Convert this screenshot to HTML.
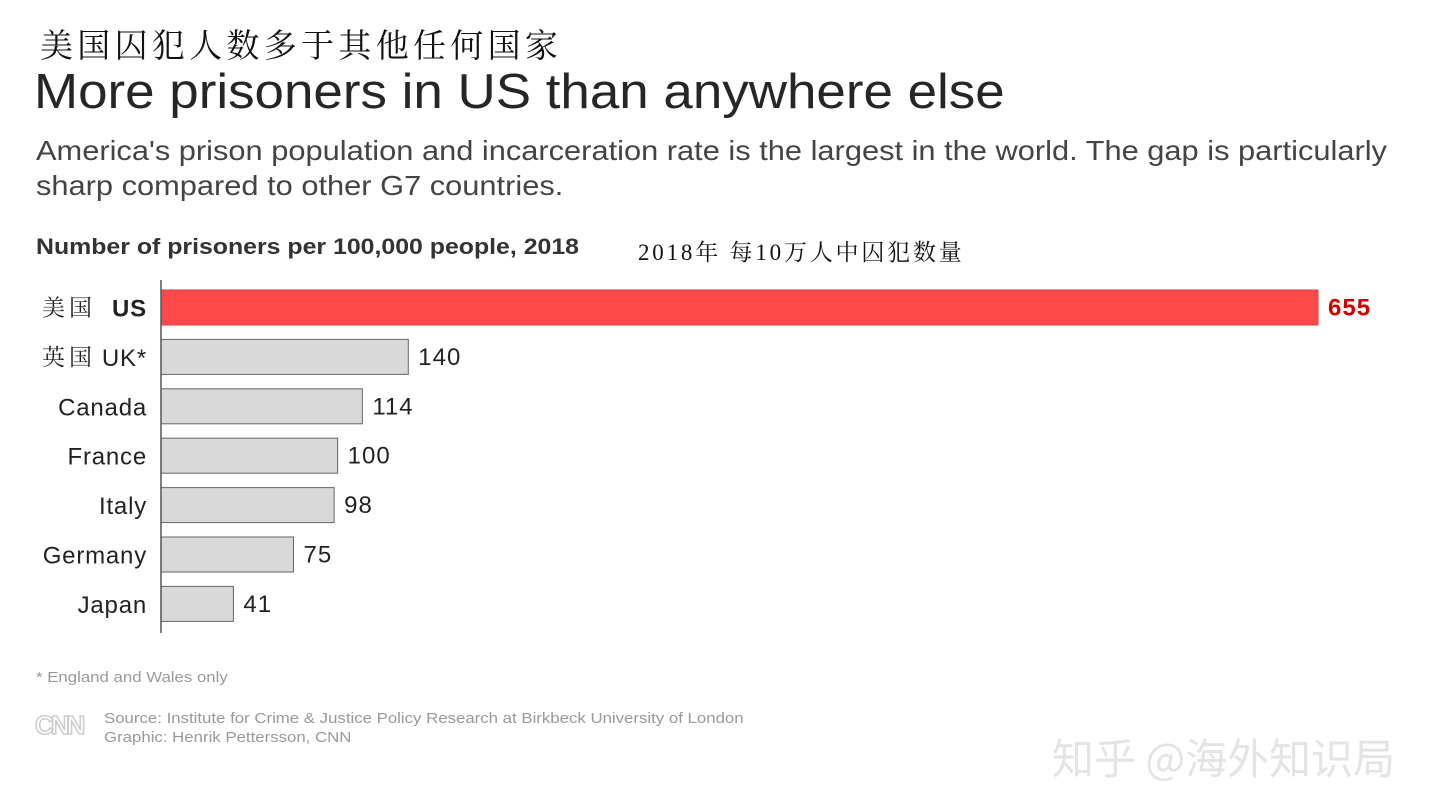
<!DOCTYPE html>
<html><head><meta charset="utf-8"><style>
body{margin:0;width:1440px;height:810px;background:#fff;overflow:hidden;position:relative;font-family:"Liberation Sans","Noto Sans CJK SC",sans-serif;}
.a{position:absolute;white-space:nowrap;transform-origin:0 0;}
</style></head><body>
<div class="a" style="left:40px;top:20px;font-size:33px;font-family:'Liberation Serif','Noto Serif CJK SC',serif;color:#111;letter-spacing:4.3px">美国囚犯人数多于其他任何国家</div>
<div class="a" style="left:34px;top:64px;font-size:49px;color:#262626;transform:scaleX(1.08)">More prisoners in US than anywhere else</div>
<div class="a" style="left:36px;top:133px;font-size:27.5px;line-height:35px;color:#444;transform:scaleX(1.12)">America's prison population and incarceration rate is the largest in the world. The gap is particularly<br>sharp compared to other G7 countries.</div>
<div class="a" style="left:36px;top:234px;font-size:22px;font-weight:bold;color:#333;transform:scaleX(1.13)">Number of prisoners per 100,000 people, 2018</div>
<div class="a" style="left:638px;top:234px;font-size:23px;font-family:'Liberation Serif','Noto Serif CJK SC',serif;color:#111;letter-spacing:2.8px">2018年 每10万人中囚犯数量</div>
<svg class="a" style="left:0;top:0" width="1440" height="810" id="chart"></svg>
<div class="a" style="left:36px;top:669px;font-size:15px;color:#999;transform:scaleX(1.12)">* England and Wales only</div>
<div class="a" style="left:35px;top:710px;font-size:26px;font-weight:bold;color:#fff;-webkit-text-stroke:1.5px #ccc;letter-spacing:-3px">CNN</div>
<div class="a" style="left:104px;top:709px;font-size:15px;line-height:19px;color:#999;transform:scaleX(1.12)">Source: Institute for Crime &amp; Justice Policy Research at Birkbeck University of London<br>Graphic: Henrik Pettersson, CNN</div>
<div class="a" style="left:1052px;top:726px;font-size:42px;color:#e4e4e4;font-family:'Noto Sans CJK SC',sans-serif">知乎 @海外知识局</div>
<script>
const categories=["US","UK*","Canada","France","Italy","Germany","Japan"];
const cnLabels=["美国","英国","","","","",""];
const values=[655,140,114,100,98,75,41];
const svg=document.getElementById('chart');
const NS='http://www.w3.org/2000/svg';
const x0=161,scale=1157/655,top0=290,step=49.4,bh=35;
const x=v=>x0+v*scale;
const y=i=>top0+i*step;
function mk(t,a){const e=document.createElementNS(NS,t);for(const k in a)e.setAttribute(k,a[k]);svg.appendChild(e);return e;}
values.forEach((v,i)=>{
 const us=i===0;
 const r=mk('rect',{x:x0,y:y(i),width:x(v)-x0,height:bh,fill:us?'#fe4a49':'#d9d9d9',stroke:us?'#c44':'#666','stroke-width':1});
 
 
 const vt=mk('text',{x:x(v)+10,y:y(i)+bh/2+8,'font-size':24,fill:us?'#cc0000':'#222','font-weight':us?'bold':'normal','letter-spacing':1});
 vt.textContent=v;
 
 
 const lt=mk('text',{x:147,y:y(i)+bh/2+9,'font-size':24,'text-anchor':'end',fill:'#222','font-weight':us?'bold':'normal','letter-spacing':0.8});
 lt.textContent=categories[i];
 
 
 if(cnLabels[i]){
  const ct=mk('text',{x:42,y:y(i)+bh/2+8,'font-size':23,fill:'#222','font-family':"'Liberation Serif','Noto Serif CJK SC',serif",'letter-spacing':4});
  ct.textContent=cnLabels[i];
  
  
 }
});
const ax=mk('line',{x1:x0,x2:x0,y1:280,y2:633,stroke:'#555','stroke-width':1.5});


</script>
</body></html>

▶ [TASK PROMPT]
Repeat all the data as it stands, dropping any images it holds.

▶ [EXPECTED ANSWER]
Convert this screenshot to HTML.
<!DOCTYPE html>
<html><head><meta charset="utf-8"><style>
body{margin:0;width:1440px;height:810px;background:#fff;overflow:hidden;position:relative;font-family:"Liberation Sans","Noto Sans CJK SC",sans-serif;}
.a{position:absolute;white-space:nowrap;transform-origin:0 0;}
</style></head><body>
<div class="a" style="left:40px;top:20px;font-size:33px;font-family:'Liberation Serif','Noto Serif CJK SC',serif;color:#111;letter-spacing:4.3px">美国囚犯人数多于其他任何国家</div>
<div class="a" style="left:34px;top:64px;font-size:49px;color:#262626;transform:scaleX(1.08)">More prisoners in US than anywhere else</div>
<div class="a" style="left:36px;top:133px;font-size:27.5px;line-height:35px;color:#444;transform:scaleX(1.12)">America's prison population and incarceration rate is the largest in the world. The gap is particularly<br>sharp compared to other G7 countries.</div>
<div class="a" style="left:36px;top:234px;font-size:22px;font-weight:bold;color:#333;transform:scaleX(1.13)">Number of prisoners per 100,000 people, 2018</div>
<div class="a" style="left:638px;top:234px;font-size:23px;font-family:'Liberation Serif','Noto Serif CJK SC',serif;color:#111;letter-spacing:2.8px">2018年 每10万人中囚犯数量</div>
<svg class="a" style="left:0;top:0" width="1440" height="810" id="chart"></svg>
<div class="a" style="left:36px;top:669px;font-size:15px;color:#999;transform:scaleX(1.12)">* England and Wales only</div>
<div class="a" style="left:35px;top:710px;font-size:26px;font-weight:bold;color:#fff;-webkit-text-stroke:1.5px #ccc;letter-spacing:-3px">CNN</div>
<div class="a" style="left:104px;top:709px;font-size:15px;line-height:19px;color:#999;transform:scaleX(1.12)">Source: Institute for Crime &amp; Justice Policy Research at Birkbeck University of London<br>Graphic: Henrik Pettersson, CNN</div>
<div class="a" style="left:1052px;top:726px;font-size:42px;color:#e4e4e4;font-family:'Noto Sans CJK SC',sans-serif">知乎 @海外知识局</div>
<script>
const categories=["US","UK*","Canada","France","Italy","Germany","Japan"];
const cnLabels=["美国","英国","","","","",""];
const values=[655,140,114,100,98,75,41];
const svg=document.getElementById('chart');
const NS='http://www.w3.org/2000/svg';
const x0=161,scale=1157/655,top0=290,step=49.4,bh=35;
const x=v=>x0+v*scale;
const y=i=>top0+i*step;
function mk(t,a){const e=document.createElementNS(NS,t);for(const k in a)e.setAttribute(k,a[k]);svg.appendChild(e);return e;}
values.forEach((v,i)=>{
 const us=i===0;
 const r=mk('rect',{x:x0,y:y(i),width:x(v)-x0,height:bh,fill:us?'#fe4a49':'#d9d9d9',stroke:us?'#c44':'#666','stroke-width':1});
 
 
 const vt=mk('text',{x:x(v)+10,y:y(i)+bh/2+8,'font-size':24,fill:us?'#cc0000':'#222','font-weight':us?'bold':'normal','letter-spacing':1});
 vt.textContent=v;
 
 
 const lt=mk('text',{x:147,y:y(i)+bh/2+9,'font-size':24,'text-anchor':'end',fill:'#222','font-weight':us?'bold':'normal','letter-spacing':0.8});
 lt.textContent=categories[i];
 
 
 if(cnLabels[i]){
  const ct=mk('text',{x:42,y:y(i)+bh/2+8,'font-size':23,fill:'#222','font-family':"'Liberation Serif','Noto Serif CJK SC',serif",'letter-spacing':4});
  ct.textContent=cnLabels[i];
  
  
 }
});
const ax=mk('line',{x1:x0,x2:x0,y1:280,y2:633,stroke:'#555','stroke-width':1.5});


</script>
</body></html>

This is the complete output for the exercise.